▶ _Exercise description_
Copy every line of the material below word for word.

▶ _Stored records_
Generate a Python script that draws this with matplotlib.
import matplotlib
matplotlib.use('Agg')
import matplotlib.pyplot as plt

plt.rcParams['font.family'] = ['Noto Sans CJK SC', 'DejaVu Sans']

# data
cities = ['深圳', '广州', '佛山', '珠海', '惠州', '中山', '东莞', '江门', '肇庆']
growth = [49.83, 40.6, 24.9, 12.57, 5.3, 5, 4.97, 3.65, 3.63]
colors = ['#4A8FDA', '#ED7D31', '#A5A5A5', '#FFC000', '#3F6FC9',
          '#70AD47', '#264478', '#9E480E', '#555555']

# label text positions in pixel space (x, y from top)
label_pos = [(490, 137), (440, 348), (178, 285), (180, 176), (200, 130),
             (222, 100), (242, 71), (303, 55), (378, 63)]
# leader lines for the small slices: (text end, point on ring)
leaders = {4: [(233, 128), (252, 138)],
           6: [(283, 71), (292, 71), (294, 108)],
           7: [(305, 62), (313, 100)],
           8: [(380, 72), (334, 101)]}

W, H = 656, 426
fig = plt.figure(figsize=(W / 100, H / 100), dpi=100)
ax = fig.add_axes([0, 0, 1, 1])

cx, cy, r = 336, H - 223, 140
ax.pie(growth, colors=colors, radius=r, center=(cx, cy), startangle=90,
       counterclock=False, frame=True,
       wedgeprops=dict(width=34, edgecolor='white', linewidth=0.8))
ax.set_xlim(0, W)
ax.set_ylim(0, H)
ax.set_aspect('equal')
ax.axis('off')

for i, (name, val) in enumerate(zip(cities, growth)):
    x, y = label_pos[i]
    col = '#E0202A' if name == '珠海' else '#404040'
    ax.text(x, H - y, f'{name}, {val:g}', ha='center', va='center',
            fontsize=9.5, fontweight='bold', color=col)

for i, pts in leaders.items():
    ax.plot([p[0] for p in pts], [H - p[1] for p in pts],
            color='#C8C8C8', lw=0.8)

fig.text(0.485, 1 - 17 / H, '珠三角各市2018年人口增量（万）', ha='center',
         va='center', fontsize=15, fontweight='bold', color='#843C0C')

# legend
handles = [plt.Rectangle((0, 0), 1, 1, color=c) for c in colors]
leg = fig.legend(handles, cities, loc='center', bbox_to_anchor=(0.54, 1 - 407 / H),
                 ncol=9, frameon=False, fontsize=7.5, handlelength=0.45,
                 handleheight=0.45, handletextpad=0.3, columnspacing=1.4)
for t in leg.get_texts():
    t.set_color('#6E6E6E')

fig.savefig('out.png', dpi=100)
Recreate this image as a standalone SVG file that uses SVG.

▶ _Final answer_
Generate a Python script that draws this with matplotlib.
import matplotlib
matplotlib.use('Agg')
import matplotlib.pyplot as plt

plt.rcParams['font.family'] = ['Noto Sans CJK SC', 'DejaVu Sans']

# data
cities = ['深圳', '广州', '佛山', '珠海', '惠州', '中山', '东莞', '江门', '肇庆']
growth = [49.83, 40.6, 24.9, 12.57, 5.3, 5, 4.97, 3.65, 3.63]
colors = ['#4A8FDA', '#ED7D31', '#A5A5A5', '#FFC000', '#3F6FC9',
          '#70AD47', '#264478', '#9E480E', '#555555']

# label text positions in pixel space (x, y from top)
label_pos = [(490, 137), (440, 348), (178, 285), (180, 176), (200, 130),
             (222, 100), (242, 71), (303, 55), (378, 63)]
# leader lines for the small slices: (text end, point on ring)
leaders = {4: [(233, 128), (252, 138)],
           6: [(283, 71), (292, 71), (294, 108)],
           7: [(305, 62), (313, 100)],
           8: [(380, 72), (334, 101)]}

W, H = 656, 426
fig = plt.figure(figsize=(W / 100, H / 100), dpi=100)
ax = fig.add_axes([0, 0, 1, 1])

cx, cy, r = 336, H - 223, 140
ax.pie(growth, colors=colors, radius=r, center=(cx, cy), startangle=90,
       counterclock=False, frame=True,
       wedgeprops=dict(width=34, edgecolor='white', linewidth=0.8))
ax.set_xlim(0, W)
ax.set_ylim(0, H)
ax.set_aspect('equal')
ax.axis('off')

for i, (name, val) in enumerate(zip(cities, growth)):
    x, y = label_pos[i]
    col = '#E0202A' if name == '珠海' else '#404040'
    ax.text(x, H - y, f'{name}, {val:g}', ha='center', va='center',
            fontsize=9.5, fontweight='bold', color=col)

for i, pts in leaders.items():
    ax.plot([p[0] for p in pts], [H - p[1] for p in pts],
            color='#C8C8C8', lw=0.8)

fig.text(0.485, 1 - 17 / H, '珠三角各市2018年人口增量（万）', ha='center',
         va='center', fontsize=15, fontweight='bold', color='#843C0C')

# legend
handles = [plt.Rectangle((0, 0), 1, 1, color=c) for c in colors]
leg = fig.legend(handles, cities, loc='center', bbox_to_anchor=(0.54, 1 - 407 / H),
                 ncol=9, frameon=False, fontsize=7.5, handlelength=0.45,
                 handleheight=0.45, handletextpad=0.3, columnspacing=1.4)
for t in leg.get_texts():
    t.set_color('#6E6E6E')

fig.savefig('out.png', dpi=100)
Recreate this image as a standalone SVG file that uses SVG.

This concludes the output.